┌─ Data shown

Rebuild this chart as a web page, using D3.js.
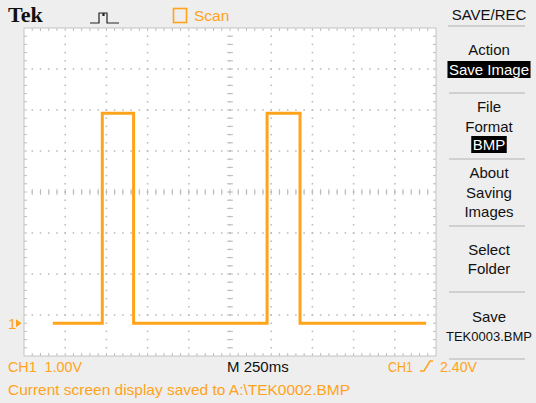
<!DOCTYPE html>
<html>
<head>
<meta charset="utf-8">
<script src="https://cdn.jsdelivr.net/npm/d3@7"></script>
<style>
  html, body { margin: 0; padding: 0; background: #eeeeee; }
  svg { display: block; }
</style>
</head>
<body>
<svg id="scope" width="536" height="403"></svg>
<script>
// Captured CH1 waveform: time (ms from left edge of record) and voltage (V)
const traceTimes  = [175, 475, 475, 665, 665, 1475, 1475, 1675, 1675, 2440];
const traceVolts  = [0,   0,   5.12, 5.12, 0,  0,    5.12, 5.12, 0,    0];

// Scope settings
const timePerDiv = 250;       // ms/div
const voltsPerDiv = 1.0;      // V/div
const groundOffsetDiv = 3.2;  // ground marker position below centre, in divisions
const hDivs = 10, vDivs = 8, minorPerDiv = 5;

// Softkey menu
const menuTitle = "SAVE/REC";
const menuItems = [
  { lines: ["Action"], boxed: "Save Image" },
  { lines: ["File", "Format"], boxed: "BMP" },
  { lines: ["About", "Saving", "Images"], boxed: null },
  { lines: ["Select", "Folder"], boxed: null },
  { lines: ["Save", "TEK0003.BMP"], boxed: null }
];

// Status readouts
const chScaleLabel = "CH1  1.00V";
const timebaseLabel = "M 250ms";
const triggerLabel = ["CH1", "2.40V"];
const statusMessage = "Current screen display saved to A:\\TEK0002.BMP";
const acqMode = "Scan";

const ORANGE = "#ffa31a";
const SANS = "'Liberation Sans', Arial, sans-serif";
const svg = d3.select("#scope").style("font-family", SANS);

// Graticule area
const gL = 24, gR = 436, gT = 28, gB = 356;
const x = d3.scaleLinear().domain([0, hDivs * timePerDiv]).range([gL, gR]);
const yBottom = -(vDivs / 2 - groundOffsetDiv) * voltsPerDiv;
const yTop = yBottom + vDivs * voltsPerDiv;
const y = d3.scaleLinear().domain([yBottom, yTop]).range([gB, gT]);

svg.append("rect").attr("width", 536).attr("height", 403).attr("fill", "#eeeeee");
svg.append("rect").attr("x", gL).attr("y", gT).attr("width", gR - gL).attr("height", gB - gT)
  .attr("fill", "#ffffff");

const grid = svg.append("g").attr("fill", "#b8b8b8");
const minorT = timePerDiv / minorPerDiv, minorV = voltsPerDiv / minorPerDiv;
const majorTimes = d3.range(0, hDivs + 1).map(k => k * timePerDiv);
const majorVolts = d3.range(0, vDivs + 1).map(k => yBottom + k * voltsPerDiv);
const minorTimes = d3.range(0, hDivs * minorPerDiv + 1).map(k => k * minorT);
const minorVolts = d3.range(0, vDivs * minorPerDiv + 1).map(k => yBottom + k * minorV);

// dotted division lines
majorTimes.slice(1, -1).forEach(t => {
  minorVolts.slice(1, -1).forEach(v => {
    grid.append("rect").attr("x", x(t) - 0.75).attr("y", y(v) - 0.75).attr("width", 1.5).attr("height", 1.5);
  });
});
majorVolts.slice(1, -1).forEach(v => {
  minorTimes.slice(1, -1).forEach(t => {
    grid.append("rect").attr("x", x(t) - 0.75).attr("y", y(v) - 0.75).attr("width", 1.5).attr("height", 1.5);
  });
});

// centre cross tick marks
const cx = x(hDivs * timePerDiv / 2), cy = y(yBottom + vDivs * voltsPerDiv / 2);
const ticks = svg.append("g").attr("stroke", "#bdbdbd").attr("stroke-width", 1);
minorTimes.slice(1, -1).forEach(t => {
  ticks.append("line").attr("x1", x(t)).attr("x2", x(t)).attr("y1", cy - 3).attr("y2", cy + 3);
});
minorVolts.slice(1, -1).forEach(v => {
  ticks.append("line").attr("x1", cx - 3).attr("x2", cx + 3).attr("y1", y(v)).attr("y2", y(v));
});
// edge ticks
minorTimes.slice(1, -1).forEach(t => {
  ticks.append("line").attr("x1", x(t)).attr("x2", x(t)).attr("y1", gT).attr("y2", gT + 3);
  ticks.append("line").attr("x1", x(t)).attr("x2", x(t)).attr("y1", gB - 3).attr("y2", gB);
});
minorVolts.slice(1, -1).forEach(v => {
  ticks.append("line").attr("x1", gL).attr("x2", gL + 3).attr("y1", y(v)).attr("y2", y(v));
  ticks.append("line").attr("x1", gR - 3).attr("x2", gR).attr("y1", y(v)).attr("y2", y(v));
});
svg.append("rect").attr("x", gL).attr("y", gT).attr("width", gR - gL).attr("height", gB - gT)
  .attr("fill", "none").attr("stroke", "#c4c4c4").attr("stroke-width", 1);

// waveform
const line = d3.line().x(d => x(d[0])).y(d => y(d[1]));
svg.append("path")
  .datum(traceTimes.map((t, i) => [t, traceVolts[i]]))
  .attr("d", line)
  .attr("fill", "none").attr("stroke", ORANGE).attr("stroke-width", 3)
  .attr("stroke-linejoin", "miter");

// ground marker "1▸"
const gy = y(0);
svg.append("text").attr("x", 8).attr("y", gy + 5.5).attr("fill", ORANGE)
  .style("font-size", "15px").text("1");
svg.append("path").attr("d", `M16,${gy - 4} L21.5,${gy} L16,${gy + 4} Z`).attr("fill", ORANGE);

// header
svg.append("text").attr("x", 8).attr("y", 22)
  .style("font-family", "'Liberation Serif', 'DejaVu Serif', serif")
  .style("font-weight", "bold").style("font-size", "22px").attr("fill", "#111").text("Tek");
// trigger-state icon
svg.append("path").attr("d", "M90,23 H99 V13 H103 V15.5 H104 V13 H107 V23 H119")
  .attr("fill", "none").attr("stroke", "#222").attr("stroke-width", 1.2);
svg.append("rect").attr("x", 173.5).attr("y", 8.5).attr("width", 13).attr("height", 14)
  .attr("fill", "none").attr("stroke", ORANGE).attr("stroke-width", 1.6);
svg.append("text").attr("x", 194).attr("y", 21).attr("fill", ORANGE).style("font-size", "15.5px").text(acqMode);

// softkey menu
const mx = 489;
const menuFont = 15;
const menu = svg.append("g").attr("text-anchor", "middle").style("font-size", menuFont + "px").attr("fill", "#111");
menu.append("text").attr("x", mx).attr("y", 20).text(menuTitle);
const sepColor = "#c6c6c6";
svg.append("line").attr("x1", 448).attr("x2", 525).attr("y1", 26).attr("y2", 26)
  .attr("stroke", sepColor).attr("stroke-width", 1.5);
const sepYs = [93, 159, 226, 292, 359];
sepYs.forEach(sy => svg.append("line").attr("x1", 449).attr("x2", 525).attr("y1", sy).attr("y2", sy)
  .attr("stroke", sepColor).attr("stroke-width", 1.5));

const itemBaselines = [[55], [112, 132], [178, 198, 217], [255, 274], [322, 341]];
const boxBaselines = [75, 150, null, null, null];
const maxWidth = 86;
menuItems.forEach((item, i) => {
  item.lines.forEach((s, j) => {
    const t = menu.append("text").attr("x", mx).attr("y", itemBaselines[i][j]).text(s);
    const w = t.node().getComputedTextLength();
    if (w > maxWidth) {
      // shrink long entries so they stay inside the softkey column
      t.style("font-size", (menuFont * maxWidth / w).toFixed(2) + "px");
    }
  });
  if (item.boxed) {
    const t = menu.append("text").attr("x", mx).attr("y", boxBaselines[i]).attr("fill", "#fff").text(item.boxed);
    const bb = t.node().getBBox();
    menu.insert("rect", "text:last-child")
      .attr("x", bb.x - 1.5).attr("y", boxBaselines[i] - 14).attr("width", bb.width + 3).attr("height", 17)
      .attr("fill", "#000");
  }
});

// bottom readouts
const bottom = svg.append("g").style("font-size", "15px");
bottom.append("text").attr("x", 8).attr("y", 372).attr("fill", ORANGE)
  .style("white-space", "pre").attr("textLength", 74).attr("lengthAdjust", "spacingAndGlyphs")
  .text(chScaleLabel);
bottom.append("text").attr("x", 227).attr("y", 372).attr("fill", "#111").text(timebaseLabel);
bottom.append("text").attr("x", 388).attr("y", 372).attr("fill", ORANGE)
  .attr("textLength", 25).attr("lengthAdjust", "spacingAndGlyphs").text(triggerLabel[0]);
svg.append("path").attr("d", "M420,371 H424 L430,361 H433").attr("fill", "none")
  .attr("stroke", ORANGE).attr("stroke-width", 1.5);
bottom.append("text").attr("x", 440).attr("y", 372).attr("fill", ORANGE)
  .attr("textLength", 37).attr("lengthAdjust", "spacingAndGlyphs").text(triggerLabel[1]);
bottom.append("text").attr("x", 8).attr("y", 395).attr("fill", ORANGE)
  .attr("textLength", 342).attr("lengthAdjust", "spacingAndGlyphs").text(statusMessage);
</script>
</body>
</html>
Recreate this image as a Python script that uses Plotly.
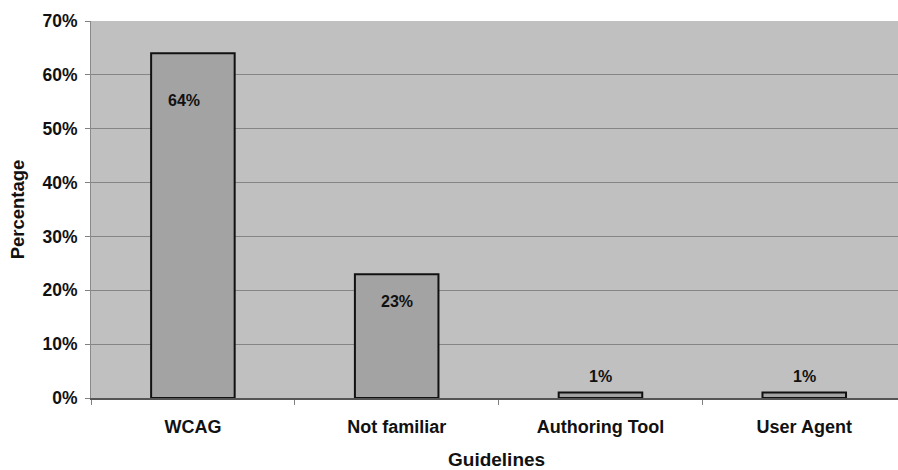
import plotly.graph_objects as go

# Familiarity with accessibility guidelines
categories = ["WCAG", "Not familiar", "Authoring Tool", "User Agent"]
percentages = [64, 23, 1, 1]
value_labels = ["64%", "23%", "1%", "1%"]
y_ticks = [0, 10, 20, 30, 40, 50, 60, 70]
y_tick_labels = ["0%", "10%", "20%", "30%", "40%", "50%", "60%", "70%"]
x_title = "Guidelines"

# offsets (px) of each value label relative to its bar top centre
label_dy = [-47, -27, 16, 16]
label_dx = [-9, 0, 0, 0]

FONT = "Liberation Sans, Arial, sans-serif"

fig = go.Figure(
    go.Bar(
        x=categories,
        y=percentages,
        marker=dict(color="#a3a3a3", line=dict(color="#111111", width=2)),
        width=0.41,
        hoverinfo="skip",
    )
)

for cat, val, lab, dx, dy in zip(categories, percentages, value_labels, label_dx, label_dy):
    fig.add_annotation(
        x=cat, y=val, text=lab, showarrow=False, xshift=dx, yshift=dy,
        font=dict(family=FONT, size=16, color="#111111", weight="bold"),
    )

# x-axis title, placed below the category labels
fig.add_annotation(
    xref="paper", yref="paper", x=0.503, y=-0.162,
    xanchor="center", yanchor="middle", showarrow=False,
    text=x_title,
    font=dict(family=FONT, size=19, color="#111111", weight="bold"),
)

fig.update_layout(
    width=898,
    height=470,
    margin=dict(l=91, r=0, t=21, b=72),
    paper_bgcolor="white",
    plot_bgcolor="#c0c0c0",
    showlegend=False,
    font=dict(family=FONT, color="#111111"),
)

fig.update_xaxes(
    range=[-0.5, 3.46],
    automargin=False,
    showgrid=False,
    showline=True,
    linecolor="#555555",
    linewidth=1.5,
    ticks="outside",
    tickson="boundaries",
    ticklen=5,
    tickcolor="#808080",
    tickfont=dict(family=FONT, size=18, color="#111111", weight="bold"),
    ticklabelstandoff=12,
)

fig.update_yaxes(
    range=[0, 70],
    automargin=False,
    tickvals=y_ticks,
    ticktext=y_tick_labels,
    showgrid=True,
    gridcolor="#858585",
    gridwidth=1,
    showline=True,
    linecolor="#8a8a8a",
    linewidth=1,
    ticks="outside",
    ticklen=5,
    tickcolor="#808080",
    tickfont=dict(family=FONT, size=17.5, color="#111111", weight="bold"),
    ticklabelstandoff=4,
    zeroline=False,
    title=dict(
        text="Percentage",
        font=dict(family=FONT, size=18.5, color="#111111", weight="bold"),
        standoff=12,
    ),
)

fig.write_html("out.html")
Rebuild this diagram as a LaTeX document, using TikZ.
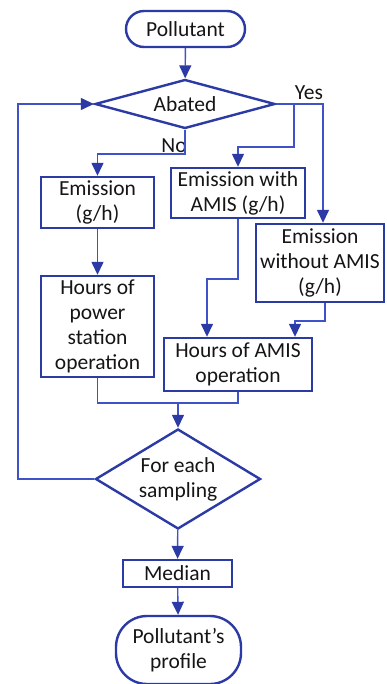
\documentclass[tikz,border=0pt]{standalone}
\usepackage{fontspec}
\setmainfont{Carlito}
\usetikzlibrary{arrows.meta,shapes.geometric}
\definecolor{boxblue}{HTML}{2B3AA5}
\definecolor{linkblue}{HTML}{4052C8}
\definecolor{txt}{HTML}{151515}
\begin{document}
\begin{tikzpicture}[x=1pt,y=-1pt,
  every node/.style={font=\fontsize{21.5}{25}\selectfont, text=txt, align=center, inner sep=0pt},
  boxnode/.style={draw=boxblue, line width=2.4pt, rectangle, fill=white},
  decision/.style={draw=boxblue, line width=2.4pt, diamond, fill=white},
  link/.style={draw=linkblue, line width=1.4pt},
  arr/.style={link, -{Triangle[length=13pt,width=12pt,fill=boxblue,color=boxblue]}}
]
\useasboundingbox (0,0) rectangle (386,684);
\fill[white] (0,0) rectangle (386,684);

\node[boxnode, rounded corners=18pt, minimum width=119pt, minimum height=36pt] (start) at (185.5,29) {Pollutant};
\node[decision, aspect=3.67, minimum width=180pt, minimum height=49pt] (abated) at (185,104) {Abated};
\node[boxnode, minimum width=113pt, minimum height=51pt] (emis) at (97.5,202.5) {Emission\\(g/h)};
\node[boxnode, minimum width=134pt, minimum height=50pt] (with) at (238,193) {Emission with\\AMIS (g/h)};
\node[boxnode, minimum width=128pt, minimum height=78pt] (without) at (320,263) {Emission\\without AMIS\\(g/h)};
\node[boxnode, minimum width=113pt, minimum height=101pt] (hours) at (97.5,326.5) {Hours of\\power\\station\\operation};
\node[boxnode, minimum width=148pt, minimum height=53pt] (hamis) at (238,364.5) {Hours of AMIS\\operation};
\node[decision, aspect=1.65, minimum width=165pt, minimum height=100pt] (each) at (178,479) {For each\\sampling};
\node[boxnode, minimum width=109pt, minimum height=27pt] (median) at (177.5,573.5) {Median};
\node[boxnode, rounded corners=31pt, minimum width=125pt, minimum height=68pt] (profile) at (178.5,650) {Pollutant’s\\profile};

\node (yes) at (309,93) {Yes};
\node (no) at (174,146) {No};

\coordinate (yr) at (323,104);
\coordinate (yb) at (294,104);
\coordinate (yb2) at (294,147);
\coordinate (nb) at (185,154);
\coordinate (w1) at (238,279);
\coordinate (w2) at (207,279);
\coordinate (o1) at (325,321);
\coordinate (o2) at (295,321);
\coordinate (j) at (178,403);
\coordinate (l1) at (18,479);
\coordinate (l2) at (18,104);

\draw[arr] (start) -- (abated);
\draw[arr] (abated.east) -- (yr) -- (yr |- without.north);
\draw[arr] (yb) -- (yb2) -| (with.north);
\draw[arr] (abated.south) -- (nb) -| (emis.north);
\draw[arr] (emis) -- (hours);
\draw[arr] (with.south) -- (w1) -- (w2) -- (w2 |- hamis.north);
\draw[arr] (o1 |- without.south) -- (o1) -- (o2) -- (o2 |- hamis.north);
\draw[link] (hours.south) |- (j);
\draw[link] (hamis.south) |- (j);
\draw[arr] (j) -- (each.north);
\draw[arr] (each.west) -- (l1) -- (l2) -- (abated.west);
\draw[arr] (each) -- (median);
\draw[arr] (median) -- (profile);
\end{tikzpicture}
\end{document}
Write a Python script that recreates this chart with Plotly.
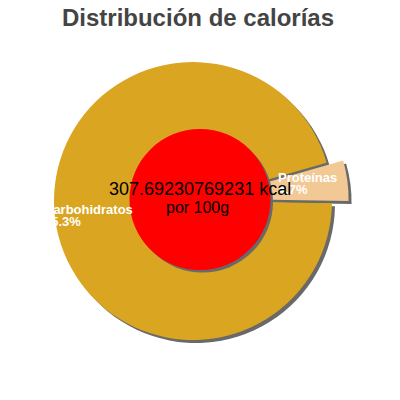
import plotly.graph_objects as go

# ---- data ----
labels = ["Proteínas", "Carbohidratos"]
values = [4.7, 95.3]
slice_colors = ["#F2C894", "#DAA520"]
pulls = [0.12, 0.0]
energy_line1 = "307.69230769231 kcal"
energy_line2 = "por 100g"
title_text = "Distribución de calorías"

W = H = 400
FONT = "Liberation Sans, Arial, sans-serif"
SHADOW = "#696969"


def dom(cx, cy, half):
    return dict(x=[(cx - half) / W, (cx + half) / W],
                y=[1 - (cy + half) / H, 1 - (cy - half) / H])


# pie geometry in pixels
pcx, pcy, R = 193, 201, 139
half = R * (1 + max(pulls))
dcx, dcy, dr = 200, 199.5, 70.5
off = 3

common = dict(labels=labels, values=values, sort=False, direction="clockwise",
              rotation=74, pull=pulls, textinfo="none", hoverinfo="none",
              showlegend=False)

fig = go.Figure()
# shadow of the pie
fig.add_trace(go.Pie(**common, domain=dom(pcx + off, pcy + off, half),
                     marker=dict(colors=[SHADOW, SHADOW], line=dict(width=0))))
# main pie
fig.add_trace(go.Pie(**common, domain=dom(pcx, pcy, half),
                     marker=dict(colors=slice_colors, line=dict(width=0))))
# shadow of the centre disc
fig.add_trace(go.Pie(values=[1], sort=False, textinfo="none", hoverinfo="none",
                     showlegend=False, domain=dom(dcx + 2.5, dcy + 2.5, dr),
                     marker=dict(colors=[SHADOW], line=dict(width=0))))
# centre disc
fig.add_trace(go.Pie(values=[1], sort=False, textinfo="none", hoverinfo="none",
                     showlegend=False, domain=dom(dcx, dcy, dr),
                     marker=dict(colors=["#FF0000"], line=dict(width=0))))

annotations = []
# slice labels (name and percentage lines)
label_pos = {"Proteínas": (277, 177.5), "Carbohidratos": (43, 209)}
for lab, val in zip(labels, values):
    lx, ly = label_pos[lab]
    annotations.append(dict(x=lx / W, y=1 - ly / H, xref="paper", yref="paper",
                            text=lab, showarrow=False, xanchor="left", yanchor="middle",
                            font=dict(family=FONT, size=13, color="white", weight="bold"),
                            borderpad=0))
    annotations.append(dict(x=lx / W, y=1 - (ly + 12) / H, xref="paper", yref="paper",
                            text=f"{val}%", showarrow=False, xanchor="left", yanchor="middle",
                            font=dict(family=FONT, size=13, color="white", weight="bold"),
                            borderpad=0))
# centre text
annotations.append(dict(x=199.5 / W, y=1 - 189 / H, xref="paper", yref="paper",
                        text=energy_line1, showarrow=False, xanchor="center", yanchor="middle",
                        font=dict(family=FONT, size=18, color="black")))
annotations.append(dict(x=197.5 / W, y=1 - 207.5 / H, xref="paper", yref="paper",
                        text=energy_line2, showarrow=False, xanchor="center", yanchor="middle",
                        font=dict(family=FONT, size=16, color="black")))

fig.update_layout(
    width=W, height=H,
    margin=dict(l=0, r=0, t=0, b=0),
    paper_bgcolor="white", plot_bgcolor="white",
    title=dict(text=title_text, x=198 / W, y=1 - 17.5 / H, xanchor="center", yanchor="middle",
               font=dict(family=FONT, size=24, color="#444444", weight="bold")),
    annotations=annotations,
)

fig.write_html("out.html", config={"displayModeBar": False},
               post_script="document.body.style.margin='0';document.body.style.overflow='hidden';")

└─

Problem: For each line of the entries that includes "this", show that line.

Written answer:
Rebuild this chart as a web page, using D3.js.
Recreate this image as a Python script that uses Plotly.
Rebuild this diagram as a LaTeX document, using TikZ.
Write a Python script that recreates this chart with Plotly.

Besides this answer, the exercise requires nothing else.